### Given request
Reproduce, word for word, every line from the first one down to the line containing "x_ticks = [0, 20, 40, 60, 80, 100]", and nothing else.

┌──

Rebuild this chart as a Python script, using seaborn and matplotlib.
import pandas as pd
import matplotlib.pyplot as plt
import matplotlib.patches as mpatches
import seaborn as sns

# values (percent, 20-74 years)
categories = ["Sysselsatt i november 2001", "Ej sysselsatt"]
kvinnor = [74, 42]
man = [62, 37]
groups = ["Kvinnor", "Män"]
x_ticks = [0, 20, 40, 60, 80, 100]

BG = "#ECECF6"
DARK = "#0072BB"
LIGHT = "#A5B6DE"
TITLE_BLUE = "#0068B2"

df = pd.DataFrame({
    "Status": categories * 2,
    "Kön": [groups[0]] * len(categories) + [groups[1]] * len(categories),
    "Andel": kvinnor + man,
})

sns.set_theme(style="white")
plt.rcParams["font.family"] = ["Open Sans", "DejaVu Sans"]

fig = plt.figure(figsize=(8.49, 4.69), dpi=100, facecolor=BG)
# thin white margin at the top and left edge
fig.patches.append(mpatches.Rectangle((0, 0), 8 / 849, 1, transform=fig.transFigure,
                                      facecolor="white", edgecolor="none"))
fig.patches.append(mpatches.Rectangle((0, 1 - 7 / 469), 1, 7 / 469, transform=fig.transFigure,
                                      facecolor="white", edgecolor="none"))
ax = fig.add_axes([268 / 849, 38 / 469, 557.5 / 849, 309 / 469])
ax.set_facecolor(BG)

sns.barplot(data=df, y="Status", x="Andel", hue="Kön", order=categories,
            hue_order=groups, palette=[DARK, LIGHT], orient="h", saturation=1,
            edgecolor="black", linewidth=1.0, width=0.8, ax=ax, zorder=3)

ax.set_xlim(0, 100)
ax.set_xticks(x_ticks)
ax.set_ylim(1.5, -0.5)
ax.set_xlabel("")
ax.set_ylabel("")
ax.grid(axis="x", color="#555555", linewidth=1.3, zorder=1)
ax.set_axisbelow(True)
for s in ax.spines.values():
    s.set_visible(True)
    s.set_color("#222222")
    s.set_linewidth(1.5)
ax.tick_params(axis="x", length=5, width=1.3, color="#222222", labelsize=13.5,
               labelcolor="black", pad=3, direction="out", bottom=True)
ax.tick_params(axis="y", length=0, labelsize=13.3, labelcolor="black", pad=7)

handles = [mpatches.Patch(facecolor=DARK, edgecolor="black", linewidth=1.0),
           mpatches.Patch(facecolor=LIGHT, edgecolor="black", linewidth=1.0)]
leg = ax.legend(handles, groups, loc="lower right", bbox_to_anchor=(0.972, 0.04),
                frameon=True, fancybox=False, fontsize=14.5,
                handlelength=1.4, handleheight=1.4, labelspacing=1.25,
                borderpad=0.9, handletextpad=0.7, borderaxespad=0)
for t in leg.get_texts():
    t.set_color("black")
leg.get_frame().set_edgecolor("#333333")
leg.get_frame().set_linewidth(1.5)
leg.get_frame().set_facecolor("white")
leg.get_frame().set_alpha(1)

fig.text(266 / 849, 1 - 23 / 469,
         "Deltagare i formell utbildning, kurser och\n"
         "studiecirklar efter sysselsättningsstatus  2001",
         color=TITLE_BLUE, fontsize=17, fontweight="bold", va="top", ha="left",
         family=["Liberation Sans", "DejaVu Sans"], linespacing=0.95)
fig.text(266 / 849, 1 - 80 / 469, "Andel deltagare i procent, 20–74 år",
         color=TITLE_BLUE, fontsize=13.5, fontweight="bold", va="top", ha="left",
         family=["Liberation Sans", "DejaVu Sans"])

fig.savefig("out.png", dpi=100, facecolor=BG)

└──

### Correct answer
Rebuild this chart as a Python script, using seaborn and matplotlib.
import pandas as pd
import matplotlib.pyplot as plt
import matplotlib.patches as mpatches
import seaborn as sns

# values (percent, 20-74 years)
categories = ["Sysselsatt i november 2001", "Ej sysselsatt"]
kvinnor = [74, 42]
man = [62, 37]
groups = ["Kvinnor", "Män"]
x_ticks = [0, 20, 40, 60, 80, 100]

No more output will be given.